Chosen by our Guest Editor for October 2023, Jennifer Killick, as one of her must-reads:There are so many things to love about this original, clever and gripping book, but the thing I love the most is the main character – Todd Hewitt. He is one of my favourite characters of all time.
Smart new edition of the book that changed the YA landscape and launched Patrick Ness as one of the most uniquely powerful writers of our time.
The population of god-fearing Prentisstown has been reduced to a mere 147 men (there are no women among them), but that’s not all that’s odd about the town. There’s no privacy here either, no silence, because everyone can hear the Noise of others’ thoughts. Everyone that is, except 12 year-old orphan Todd who, on the verge of the birthday that will see him become a man, discovers “a hole in the Noise” while walking by the dark swamp that teems with amphibians and reptiles. When Todd tells his guardians, they’re horrified. “We have got to get you outta here,” they panic and so Todd is sent back to the swamp, and told he “ain’t coming back”. Shortly after fleeing, he meets a girl in the marsh and they must flee the hunters who can hear their every thought.

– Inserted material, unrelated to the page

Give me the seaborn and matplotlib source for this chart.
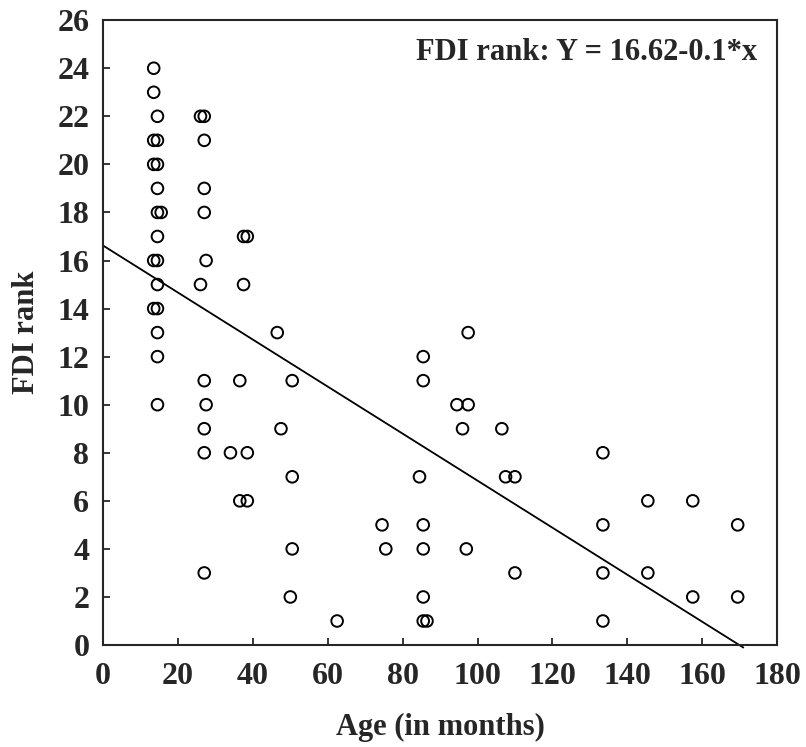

Page-turningly tense and stridently intelligent, this is storytelling at it’s most inventive - a powerful, exhilarating exploration of ethics, identity, fear and love. Published ten years ago, this seminal novel thoroughly deserves to be read by new generations.
A special anniversary edition, with a striking new cover design, to celebrate 10 years of the Chaos Walking trilogy. The electrifying and unflinching young adult novel about the impossible choices of growing up by award-winning fiction writer Patrick Ness.
A word from the author: 'The Knife of Never Letting Go started as an idea about information overload. We're constantly surrounded by information - internet, emails, texts, etc - whether we want to be or not. To me, this can sometimes see overwhelming, sometime just so incredibly loud that it's impossible to make sense of. And I start thinking, what if you really couldn't escape? What if information never, ever stopped? And that gave me the idea of the Noise and of an intelligent, thoughtful young man buckling under the weight of it. There would come a day when he'd have no choice but to run...'
What the Carnegie Award judges said: 'A bleak and unflinching novel with fascinating characters and extraordinary dialogue which creates a fully-realised world that the reader really buys into. The dog Manchee is an inspired creation! Ness conveys a real sense of terror and the ending is devastating. A novel that really stands out.'
Prentisstown isn't like other towns. Everyone can hear everyone else's thoughts in a constant, overwhelming Noise. There is no privacy. There are no secrets. Then Todd Hewitt unexpectedly stumbles on a spot of complete silence. Which is impossible. And now he's going to have to run...
This new edition marks the 10th anniversary of the award-winning modern classic, soon to be a major motion picture starring Tom Holland and Daisy Ridley.
"Ness is a young writer of exciting quality and unpredictability." The Times
"One of the best first sentences I've ever read and a book that lives up to it!" Frank Cottrell-Boyce
'Ness ... moves things along at a breakneck pace, and Todd's world is filled with memorable characters, foul villains.' Financial Times
'Furiously paced, terrifying, exhilarating and heartbreaking, it's a book that haunts your imagination.' Sunday Telegraph
'There are some great stand-alone novels for 12+, but one in particular stands out as special: Patrick Ness's The Knife of Never Letting Go.' Amanda Craig
Author
About Patrick Ness
Patrick Ness was born on an army base called Fort Belvoir, near Alexandria, Virginia, in the United States. His father was a drill sergeant in the US Army. He lived in Hawaii until he was almost six, spent the ten years after that in suburban Washington state, and then on to Los Angeles, where he studied English Literature at the University of Southern California.
His main job after graduating was as corporate writer at a cable company, writing manuals, form letters and speeches and once even an advertisement for the Gilroy, California Garlic Festival (this is true). If you're American and hated your cable company, he probably wrote you a letter of apology.
He got his first story published in Genre magazine in 1997 and was working on his first novel when he moved to London in 1999. He's lived here ever since. Sometimes he teaches creative writing but mostly he tries to write 1,000 words a day, 'come hell or high water'.
In May 2008, he published The Knife of Never Letting Go, his first book for young adults. It won the Guardian Children's Fiction Prize and the Booktrust Teenage Prize and he hasn't looked back since.
Here is an interview with Patrick Ness where he talks about his new book The Rest of Us Just Live Here.
10 Things You Didn't Know About Patrick Ness
1. He has a tattoo of a rhinoceros. 2. He has run two marathons. 3. He is a certified scuba diver. 4. He wrote a radio comedy about vampires. 5. He has never been to New York City but... 6. He has been to Sydney, Auckland and Tokyo. 7. He got accepted into film school but turned it down to study writing. 8. He was a goth as a teenager (well, as much of a goth as you could be in Tacoma, Washington and still have to go to church every Sunday). 9. He is no longer a goth. 10. Under no circumstances will he eat onions.